## The exercise
Using the records that follow, reproduce exactly the lines starting at the line containing "Emit a web page" and ending at the line containing "const gridTicks = [0, 2, 4, 6, 8, 10, 12];". Include both end lines and no pictures.

## Records for processing
▼
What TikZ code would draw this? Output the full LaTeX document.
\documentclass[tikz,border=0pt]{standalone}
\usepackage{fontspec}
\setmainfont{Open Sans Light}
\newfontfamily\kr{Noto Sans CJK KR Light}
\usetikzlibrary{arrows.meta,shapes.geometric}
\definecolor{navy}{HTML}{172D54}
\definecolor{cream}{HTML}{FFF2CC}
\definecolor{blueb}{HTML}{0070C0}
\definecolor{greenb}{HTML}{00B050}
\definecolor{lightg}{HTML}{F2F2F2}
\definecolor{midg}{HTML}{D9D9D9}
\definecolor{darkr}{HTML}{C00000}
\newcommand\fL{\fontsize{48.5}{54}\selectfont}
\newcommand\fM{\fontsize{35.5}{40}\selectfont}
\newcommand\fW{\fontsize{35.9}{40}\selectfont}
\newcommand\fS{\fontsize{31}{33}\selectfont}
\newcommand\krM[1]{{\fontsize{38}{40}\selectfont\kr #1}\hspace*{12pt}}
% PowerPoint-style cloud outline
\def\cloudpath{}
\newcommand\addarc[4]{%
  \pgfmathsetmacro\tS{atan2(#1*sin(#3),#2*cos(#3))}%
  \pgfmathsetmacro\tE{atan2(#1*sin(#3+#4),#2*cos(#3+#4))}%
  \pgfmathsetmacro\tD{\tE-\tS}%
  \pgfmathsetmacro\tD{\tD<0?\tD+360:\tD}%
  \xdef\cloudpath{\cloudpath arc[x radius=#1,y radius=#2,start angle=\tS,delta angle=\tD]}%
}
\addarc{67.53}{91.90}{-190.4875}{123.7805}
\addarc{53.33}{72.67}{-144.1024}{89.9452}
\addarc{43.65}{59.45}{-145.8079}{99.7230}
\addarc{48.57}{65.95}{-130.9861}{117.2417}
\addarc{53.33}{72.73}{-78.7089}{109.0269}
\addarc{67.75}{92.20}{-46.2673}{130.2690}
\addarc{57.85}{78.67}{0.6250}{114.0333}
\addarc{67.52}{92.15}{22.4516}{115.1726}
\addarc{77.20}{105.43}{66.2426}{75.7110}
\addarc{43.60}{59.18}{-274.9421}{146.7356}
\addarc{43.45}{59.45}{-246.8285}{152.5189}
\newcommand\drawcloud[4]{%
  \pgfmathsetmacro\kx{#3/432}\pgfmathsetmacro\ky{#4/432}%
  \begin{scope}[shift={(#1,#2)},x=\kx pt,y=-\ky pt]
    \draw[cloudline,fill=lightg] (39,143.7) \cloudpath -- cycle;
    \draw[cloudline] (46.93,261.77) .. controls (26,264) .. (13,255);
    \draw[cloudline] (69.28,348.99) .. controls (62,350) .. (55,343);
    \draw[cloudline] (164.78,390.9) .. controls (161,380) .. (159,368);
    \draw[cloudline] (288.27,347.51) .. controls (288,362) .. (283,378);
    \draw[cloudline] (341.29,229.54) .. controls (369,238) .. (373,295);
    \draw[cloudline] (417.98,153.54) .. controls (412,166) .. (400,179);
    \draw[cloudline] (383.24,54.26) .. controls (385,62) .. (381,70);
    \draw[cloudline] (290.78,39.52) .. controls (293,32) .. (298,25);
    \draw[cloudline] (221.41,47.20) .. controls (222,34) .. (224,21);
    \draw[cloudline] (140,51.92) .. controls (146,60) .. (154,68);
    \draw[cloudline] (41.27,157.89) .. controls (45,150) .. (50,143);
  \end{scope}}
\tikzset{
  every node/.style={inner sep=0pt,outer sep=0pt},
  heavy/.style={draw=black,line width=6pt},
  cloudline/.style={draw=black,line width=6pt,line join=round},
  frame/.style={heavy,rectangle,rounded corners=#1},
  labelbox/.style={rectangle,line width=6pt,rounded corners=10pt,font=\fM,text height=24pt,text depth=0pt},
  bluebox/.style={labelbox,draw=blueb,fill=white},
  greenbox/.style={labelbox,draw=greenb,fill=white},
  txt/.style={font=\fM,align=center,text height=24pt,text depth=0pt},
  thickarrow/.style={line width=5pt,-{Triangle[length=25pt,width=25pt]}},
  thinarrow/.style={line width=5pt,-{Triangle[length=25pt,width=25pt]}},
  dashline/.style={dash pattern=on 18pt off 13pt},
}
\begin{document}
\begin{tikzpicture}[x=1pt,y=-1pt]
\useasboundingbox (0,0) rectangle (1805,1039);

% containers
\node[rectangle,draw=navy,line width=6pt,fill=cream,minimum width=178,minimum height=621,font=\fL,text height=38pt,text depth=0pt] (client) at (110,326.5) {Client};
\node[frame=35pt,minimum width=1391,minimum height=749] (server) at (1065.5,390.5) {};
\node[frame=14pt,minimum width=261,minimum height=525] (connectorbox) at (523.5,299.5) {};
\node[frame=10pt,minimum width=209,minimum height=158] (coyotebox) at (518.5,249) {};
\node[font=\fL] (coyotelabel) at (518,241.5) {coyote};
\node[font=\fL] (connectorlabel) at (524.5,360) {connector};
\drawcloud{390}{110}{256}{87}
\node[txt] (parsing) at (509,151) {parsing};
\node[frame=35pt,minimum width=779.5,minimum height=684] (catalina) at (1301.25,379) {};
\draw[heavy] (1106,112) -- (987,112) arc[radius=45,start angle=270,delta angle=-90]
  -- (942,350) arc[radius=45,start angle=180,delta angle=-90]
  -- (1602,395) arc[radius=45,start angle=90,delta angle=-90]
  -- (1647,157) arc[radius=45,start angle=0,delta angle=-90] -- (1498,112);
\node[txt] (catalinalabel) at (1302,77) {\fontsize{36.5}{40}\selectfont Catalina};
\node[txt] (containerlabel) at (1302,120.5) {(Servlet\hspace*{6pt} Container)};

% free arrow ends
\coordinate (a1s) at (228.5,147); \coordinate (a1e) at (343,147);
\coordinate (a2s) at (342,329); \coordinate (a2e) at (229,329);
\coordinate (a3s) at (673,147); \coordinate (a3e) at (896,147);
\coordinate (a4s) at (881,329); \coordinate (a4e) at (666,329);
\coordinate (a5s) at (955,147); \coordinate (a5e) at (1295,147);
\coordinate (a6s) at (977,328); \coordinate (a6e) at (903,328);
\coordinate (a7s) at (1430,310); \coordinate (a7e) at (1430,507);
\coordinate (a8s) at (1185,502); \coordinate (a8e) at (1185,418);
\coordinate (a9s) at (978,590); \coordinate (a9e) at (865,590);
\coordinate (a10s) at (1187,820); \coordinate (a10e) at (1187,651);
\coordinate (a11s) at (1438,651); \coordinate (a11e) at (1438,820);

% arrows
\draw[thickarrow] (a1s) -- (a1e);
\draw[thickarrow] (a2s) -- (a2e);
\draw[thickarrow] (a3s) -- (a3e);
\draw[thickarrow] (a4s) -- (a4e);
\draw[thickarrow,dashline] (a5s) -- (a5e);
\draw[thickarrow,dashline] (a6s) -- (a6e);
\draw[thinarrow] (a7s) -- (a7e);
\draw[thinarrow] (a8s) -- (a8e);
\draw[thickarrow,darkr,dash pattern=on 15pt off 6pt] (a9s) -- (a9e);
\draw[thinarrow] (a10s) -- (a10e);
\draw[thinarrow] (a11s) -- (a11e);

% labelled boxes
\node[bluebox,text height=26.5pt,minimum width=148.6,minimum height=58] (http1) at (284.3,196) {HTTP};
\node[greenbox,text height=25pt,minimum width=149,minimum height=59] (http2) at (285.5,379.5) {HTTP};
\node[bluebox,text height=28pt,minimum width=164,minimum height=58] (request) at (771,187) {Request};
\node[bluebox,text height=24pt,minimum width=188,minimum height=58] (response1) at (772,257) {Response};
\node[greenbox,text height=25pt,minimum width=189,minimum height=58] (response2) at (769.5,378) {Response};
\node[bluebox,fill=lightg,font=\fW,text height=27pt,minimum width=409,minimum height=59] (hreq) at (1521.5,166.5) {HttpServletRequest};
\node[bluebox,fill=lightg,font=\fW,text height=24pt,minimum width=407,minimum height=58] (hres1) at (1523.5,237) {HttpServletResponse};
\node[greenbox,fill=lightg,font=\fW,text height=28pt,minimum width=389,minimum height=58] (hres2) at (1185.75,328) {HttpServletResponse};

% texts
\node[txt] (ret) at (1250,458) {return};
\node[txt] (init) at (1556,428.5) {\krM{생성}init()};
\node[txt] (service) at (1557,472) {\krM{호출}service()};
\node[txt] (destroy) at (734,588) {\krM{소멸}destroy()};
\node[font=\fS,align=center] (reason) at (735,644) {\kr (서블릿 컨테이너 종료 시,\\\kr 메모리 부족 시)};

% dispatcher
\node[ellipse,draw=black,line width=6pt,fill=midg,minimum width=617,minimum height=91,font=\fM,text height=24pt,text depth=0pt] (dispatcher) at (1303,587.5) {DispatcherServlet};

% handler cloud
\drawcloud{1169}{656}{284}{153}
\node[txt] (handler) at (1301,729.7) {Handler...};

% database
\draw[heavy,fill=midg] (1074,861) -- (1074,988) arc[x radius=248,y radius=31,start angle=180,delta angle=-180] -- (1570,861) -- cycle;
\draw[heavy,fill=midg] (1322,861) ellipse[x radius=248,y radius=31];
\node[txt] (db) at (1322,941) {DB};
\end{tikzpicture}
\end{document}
▲
▼
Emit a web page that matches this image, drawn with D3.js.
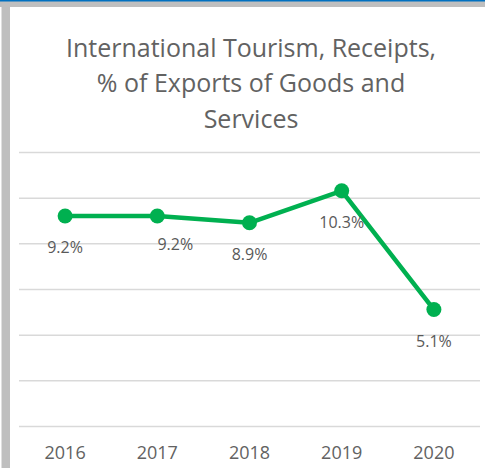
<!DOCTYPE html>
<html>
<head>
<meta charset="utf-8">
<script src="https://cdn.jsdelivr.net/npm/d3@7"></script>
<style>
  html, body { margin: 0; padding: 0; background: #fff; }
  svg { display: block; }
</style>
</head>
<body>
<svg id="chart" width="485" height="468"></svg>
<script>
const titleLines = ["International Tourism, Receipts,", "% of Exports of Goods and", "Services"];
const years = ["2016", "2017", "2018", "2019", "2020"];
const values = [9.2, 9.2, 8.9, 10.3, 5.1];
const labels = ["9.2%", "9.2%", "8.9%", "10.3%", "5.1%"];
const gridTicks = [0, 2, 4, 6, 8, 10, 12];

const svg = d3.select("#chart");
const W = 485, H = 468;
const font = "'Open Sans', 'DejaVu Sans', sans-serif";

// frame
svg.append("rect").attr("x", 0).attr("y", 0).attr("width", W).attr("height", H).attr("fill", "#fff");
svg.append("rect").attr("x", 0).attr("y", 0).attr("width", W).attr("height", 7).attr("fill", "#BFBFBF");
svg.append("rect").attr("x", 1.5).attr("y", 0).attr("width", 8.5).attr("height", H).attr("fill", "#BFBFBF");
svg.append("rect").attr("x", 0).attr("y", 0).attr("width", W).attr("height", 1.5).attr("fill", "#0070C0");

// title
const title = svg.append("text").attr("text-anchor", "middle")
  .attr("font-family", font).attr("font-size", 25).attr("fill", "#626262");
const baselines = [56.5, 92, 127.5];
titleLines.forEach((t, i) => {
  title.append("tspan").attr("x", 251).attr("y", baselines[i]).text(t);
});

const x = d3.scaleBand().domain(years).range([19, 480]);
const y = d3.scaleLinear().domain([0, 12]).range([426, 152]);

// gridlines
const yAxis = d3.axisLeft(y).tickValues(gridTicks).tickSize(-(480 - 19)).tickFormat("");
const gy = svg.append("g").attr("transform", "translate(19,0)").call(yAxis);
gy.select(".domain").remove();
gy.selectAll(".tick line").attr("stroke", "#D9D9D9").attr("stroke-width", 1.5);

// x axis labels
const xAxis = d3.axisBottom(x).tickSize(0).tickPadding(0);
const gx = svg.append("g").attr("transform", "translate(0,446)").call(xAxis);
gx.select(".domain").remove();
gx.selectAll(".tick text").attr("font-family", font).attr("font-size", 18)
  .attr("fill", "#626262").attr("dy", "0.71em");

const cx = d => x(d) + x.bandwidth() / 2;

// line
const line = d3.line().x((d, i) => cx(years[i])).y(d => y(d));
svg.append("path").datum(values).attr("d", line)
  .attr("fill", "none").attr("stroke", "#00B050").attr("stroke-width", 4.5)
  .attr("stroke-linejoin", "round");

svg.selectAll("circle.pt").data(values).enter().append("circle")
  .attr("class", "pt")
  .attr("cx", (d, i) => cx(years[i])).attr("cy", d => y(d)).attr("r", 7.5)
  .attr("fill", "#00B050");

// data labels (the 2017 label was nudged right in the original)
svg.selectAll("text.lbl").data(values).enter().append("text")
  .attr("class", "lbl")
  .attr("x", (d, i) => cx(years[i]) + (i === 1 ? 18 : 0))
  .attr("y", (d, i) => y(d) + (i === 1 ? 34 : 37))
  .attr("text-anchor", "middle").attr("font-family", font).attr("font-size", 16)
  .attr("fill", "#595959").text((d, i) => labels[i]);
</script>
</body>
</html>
▲
▼
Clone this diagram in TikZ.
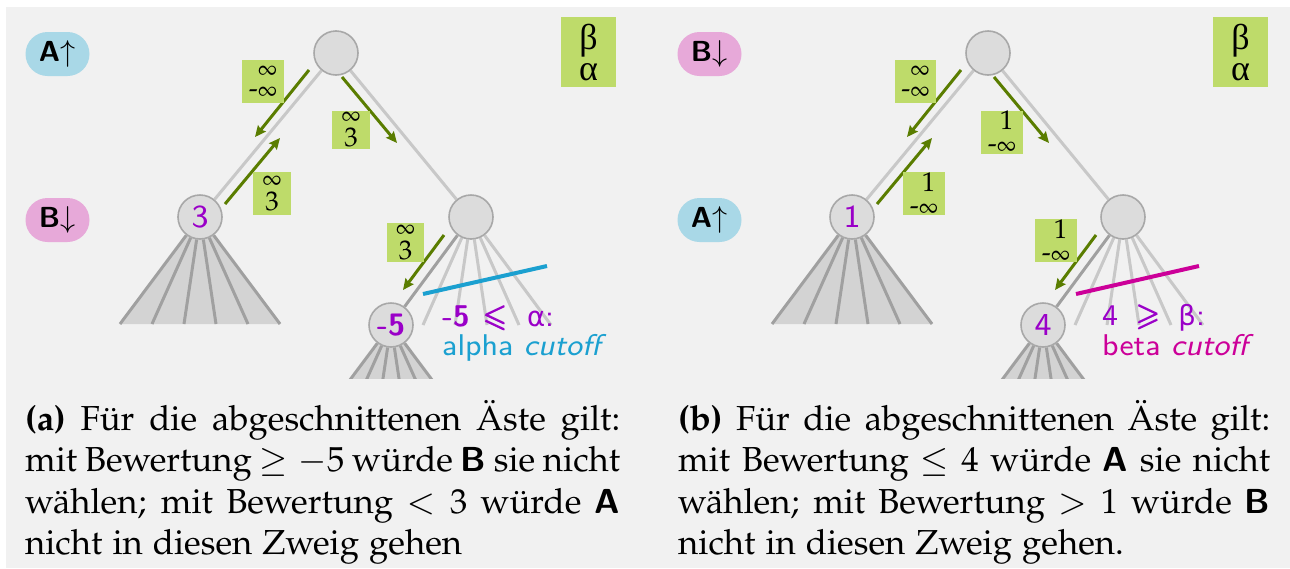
▲
## Result
Emit a web page that matches this image, drawn with D3.js.
<!DOCTYPE html>
<html>
<head>
<meta charset="utf-8">
<script src="https://cdn.jsdelivr.net/npm/d3@7"></script>
<style>
  html, body { margin: 0; padding: 0; background: #fff; }
  svg { display: block; }
</style>
</head>
<body>
<svg id="chart" width="485" height="468"></svg>
<script>
const titleLines = ["International Tourism, Receipts,", "% of Exports of Goods and", "Services"];
const years = ["2016", "2017", "2018", "2019", "2020"];
const values = [9.2, 9.2, 8.9, 10.3, 5.1];
const labels = ["9.2%", "9.2%", "8.9%", "10.3%", "5.1%"];
const gridTicks = [0, 2, 4, 6, 8, 10, 12];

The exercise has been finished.